Friday 22 April 2005

Interregnum

The Malta Independent 

 

The process of selecting the new Pope was much shorter than many anticipated. This can only mean that the chosen candidate carried broad agreement to clinch the two-thirds majority needed to elect a new Pope in such short time frames.

This is surprising when considering that most observers expected that the split between the liberal and the conservative schools of thought within the College of Cardinals was nothing like two-thirds to one-third. The most credible interpretation that can be given to such a speedy outcome was that all schools of thought considered that the next Pope, even if a liberal were to be elected, would have found it difficult to depart so quickly from the conservative school of Pope John Paul II and the best solution was to go for a brief interregnum.

In fact in my contribution of two weeks ago I had opined that:  

As the next Pope will be elected by a college of Cardinals who have almost all been appointed by John Paul II who was not known to promote dissenters, it is most unlikely that the Pope`s successor will be willing to depart substantially` from the conservative teachings promulgated under John Paul`s II tenure .` The liberal element with the Church can at best hope that the next Pope will be a short inter-regnum to allow a cooling off period before the liberal elements within the Church can gain sufficient influence in the corridors of the Vatican.

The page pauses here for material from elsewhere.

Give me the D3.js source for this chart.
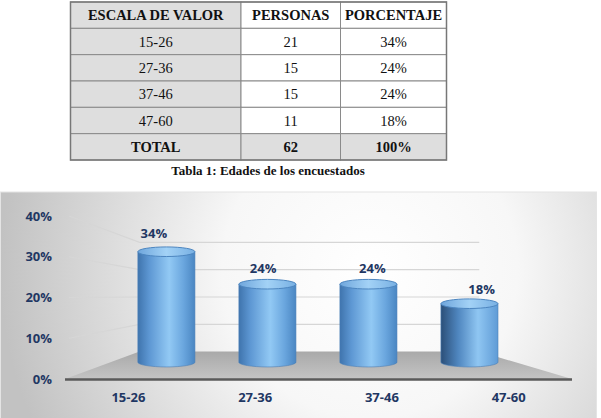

What I like best about Pope Benedict XVI is in fact his hair and his age. Being past 78 years makes him the oldest Pope elected for over two centuries and promises an interregnum papacy where Pope John Paul II`s conservative style will start losing its shine as it gets promulgated by a new leader who does not command the same charisma and strength of character.` It could set the scene for the bigger change needed at some not too distant point in time when a Pope with more liberal views, possibly with a character formed by a third world up-bringing, will possibly inherit St. Peter`s chair at the Vatican.

Another brief interregnum seems destined to befall the EU constitution. There is every possibility that the French electorate will kill the project in its tracks by voting no in the referendum due on May 29th. This notwithstanding that through Giscard d`Estaing`s Presidency of the Convention that piloted the EU Constitution Treaty, the French had a significant say in its authorship.

Even if the French vote were to scrape through the likelihood of the Treaty being approved by the British referendum seems facing long odds and Tony Blair, who devised the referendum in order to avoid rendering the EU constitution a winning card for the Conservatives for the election due on May 5th, was this week quick to indicate that if the EU Constitution fails the French test it is doubtful whether he would go ahead with the British referendum next year.

The Malta Labour Party seem to have missed learning from Tony Blair`s lesson.` The EU constitution is a delicate issue for the MLP who on the matter is internally split into two opposing factions.

There is the KMB faction which is consistently against the approval of the Treaty and would be prepared to stick to their principles even if as a consequences they prejudice MLP`s chances of making it to government on an anti-EU ticket. There is the opposite faction who are pro-EU Treaty and would wish the Party to vote in favour of the Treaty so as not to leave the EU as an open election issue which could give the PN a further advantage at next elections just as it did in 2003.

The added complication for the impossibility of reconciling these two views in one common party policy regarding the EU is that the party is led by a person who has diametrically changed his position regarding the EU and therefore lacks the necessary credentials to broker a sensible Party policy regarding the EU constitution.

The fact that the two of the three internal reports that are suggesting that the Party votes positively for the ratification of the EU constitution were authored by deputies in Labour`s pre-2003 election leadership team, does not help to make their recommendations more credible.

Because the pre-2003 MLP leadership team did not use to argue that EU membership was inferior to their Partnership proposal, but that the country could still survive inside the EU as much as outside it as ultimately the future is what we make it.` It used to argue that EU membership was sure death to our economic development and politically sovereignty, and use to describe EU membership in `allaharesqatt` terms.

They did not argue that lemonade is better than cola. They used to say that lemonade was delicious and that cola was poisonous and drinking it leads to sure death. `Now, at the expense of losing credibility, they have to argue that cola, although not as good as lemonade, is not poisonous, certainly does not kill and once the people preferred cola to lemonade we should not argue more about it but will be suggesting that we should start drinking cola from lemonade green bottles come next elections.

I would have thought that it would have served MLP`s credibility much better if the internal reports were authored by someone distant from MLP`s pre-2003 leadership and that the quest for a positive party policy regarding the EU was spearheaded by the new deputy leaders. Or at least they should have insisted that the decision is taken by the people in a referendum during which, given the internal division on the matter, the MLP would take a neutral stand and accept the people`s verdict.

May be the French would have come to our rescue as well.